Of course, you will have to pay income taxes on the amount of your Roth IRA conversion. If you do a conversion the total amount of the conversion will all be included in that year’s income.
BENEFITS OF A ROTH IRA
- Unlike a traditional IRA that requires you to start taking your money out at age 70 ½, with a Roth IRA there are no required minimum distributions during your lifetime.
- Unlike a traditional IRA, you can continue to make contributions to a Roth IRA after you have reached age 70 ½. (See restrictions below.)

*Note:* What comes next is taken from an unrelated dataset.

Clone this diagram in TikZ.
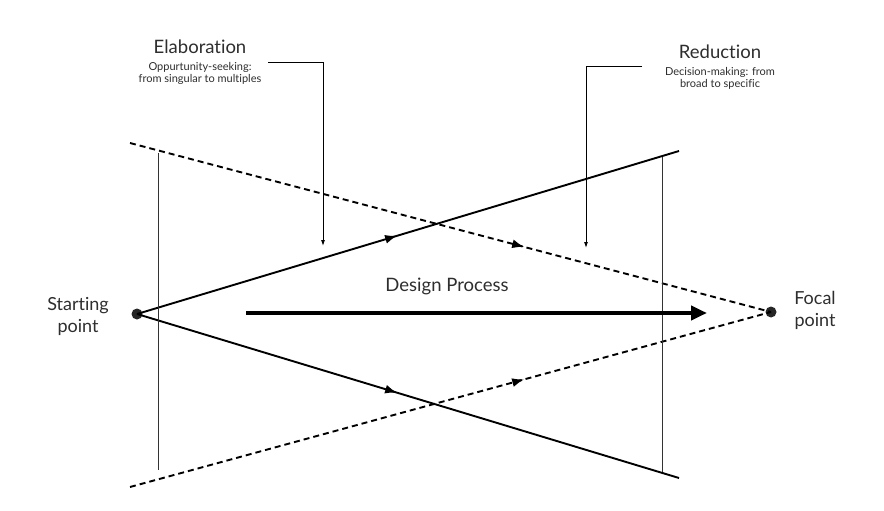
\documentclass[tikz,border=0pt]{standalone}
\usepackage{fontspec}
\setmainfont{Lato}[Ligatures=NoCommon]
\usetikzlibrary{arrows.meta,decorations.markings}
\definecolor{txt}{HTML}{2E2E2E}
\begin{document}
\begin{tikzpicture}[x=1pt,y=-1pt,
  dot/.style={circle,fill=black!85,inner sep=0pt,minimum size=11pt},
  solidline/.style={line width=1.9pt,black},
  dashline/.style={line width=1.9pt,black,dash pattern=on 6pt off 4pt},
  thinline/.style={line width=0.8pt,black!80},
  callout/.style={line width=0.9pt,black},
  midarrow/.style={postaction={decorate},decoration={markings,mark=at position #1 with {\arrow{Latex[length=12pt,width=9pt]}}}},
  big/.style={font=\fontsize{18.5}{20}\selectfont,text=txt},
  small/.style={font=\fontsize{11}{11.5}\selectfont,text=txt,align=center},
  label/.style={font=\fontsize{18}{22}\selectfont,text=txt,align=center}]
\useasboundingbox (0,0) rectangle (884,511);
\fill[white] (0,0) rectangle (884,511);
% points
\node[dot] (S) at (137,314) {};
\node[dot] (F) at (771,312) {};
\coordinate (U) at (679,151);
\coordinate (L) at (679,478);
\coordinate (DU) at (130,143);
\coordinate (DL) at (130,487);
% solid lines
\draw[solidline,midarrow=0.48] (S.center) -- (U);
\draw[solidline,midarrow=0.48] (S.center) -- (L);
% dashed lines
\draw[dashline,midarrow=0.615] (DU) -- (F.center);
\draw[dashline,midarrow=0.615] (DL) -- (F.center);
% vertical thin lines
\coordinate (V1a) at (158,153);
\coordinate (V1b) at (158,470);
\coordinate (V2a) at (662,157);
\coordinate (V2b) at (662,472);
\draw[thinline] (V1a) -- (V1b);
\draw[thinline] (V2a) -- (V2b);
% texts
\node[label] (start) at (78,316) {Starting\\point};
\node[label] (focal) at (815,310) {Focal\\point};
\node[big] (dp) at (447,286) {Design Process};
\node[big] (elab) at (200,47) {Elaboration};
\node[small,anchor=north] (elabsub) at (200,59) {Oppurtunity-seeking:\\from singular to multiples};
\node[big] (red) at (720,52) {Reduction};
\node[small,anchor=north] (redsub) at (720,64) {Decision-making: from\\broad to specific};
% big arrow
\coordinate (A1) at (246,313);
\coordinate (A2) at (707,313);
\draw[line width=4pt,-{Triangle[length=16pt,width=14pt]}] (A1) -- (A2);
% callouts
\coordinate (C1a) at (268,62);
\coordinate (C1b) at (323,62);
\coordinate (C1c) at (323,246);
\draw[callout,-{Latex[length=6pt,width=4pt]}] (C1a) -- (C1b) -- (C1c);
\coordinate (C2a) at (642,66);
\coordinate (C2b) at (586,66);
\coordinate (C2c) at (586,248);
\draw[callout,-{Latex[length=6pt,width=4pt]}] (C2a) -- (C2b) -- (C2c);
\end{tikzpicture}
\end{document}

- As a general rule, after five years or age 59 ½, whichever is later, all distributions to you and your beneficiaries will be income tax-free. So your money doesn’t grow tax-deferred…it grows tax-free.
- Withdrawals before age 59 ½ are considered contributions first, then earnings. So there is no income tax or penalty until all contributions have been withdrawn from the account.
- Money can be withdrawn at any time without penalty for college expenses, and up to $10,000 can be withdrawn tax-free at any time to buy or rebuild a home.
- You can stretch out a Roth IRA just like a traditional IRA. After you die, distributions will be paid over the actual life expectancy of your beneficiary. Also, your spouse can do a rollover and name a new, younger beneficiary with a longer life expectancy and get the maximum stretch out.
CONVERSION CONSIDERATIONS
This is an excellent opportunity, but make sure you evaluate your situation and run the numbers before you make a decision on your Roth IRA conversion. Consider how much you would pay in income taxes. Are you currently in a low tax bracket? Will your retirement tax bracket be the same or higher than it is now? Can you pay the tax without dipping into your tax-deferred savings? Did you make any non-deductible contributions that won’t be taxed when you convert? Do you want to eliminate your required annual distribution? Should you convert some or all of your tax-deferred savings?
CAN YOU MAKE CONTRIBUTIONS TO A ROTH IRA?
There are still restrictions on who can contribute to a Roth IRA.
Maximum Contribution Limits: If you are under age 50 and meet the income limits below, you can contribute up to $5,500 per year. If you are age 50 and older, the maximum you can contribute is $6,500 per year.
Income Limits in 2016: If you are a single or head of household taxpayer with up to $117,000 adjusted gross income, you can contribute the maximum amount. (Smaller contributions are allowed if your AGI is $117,000 to $132,000). If you are married, filing jointly or a qualifying widow(er) with up to $184,000 AGI, you can contribute the maximum amount. (Smaller contributions are allowed if your AGI is $184,000 to $194,000.)
SEEK EXPERT ADVICE
This is an appropriate time to get advice from a qualified professional who has experience in this area. There may be a substantial amount of money involved, and while you certainly want to take advantage of this opportunity if it applies to you, you also want to make sure you act wisely.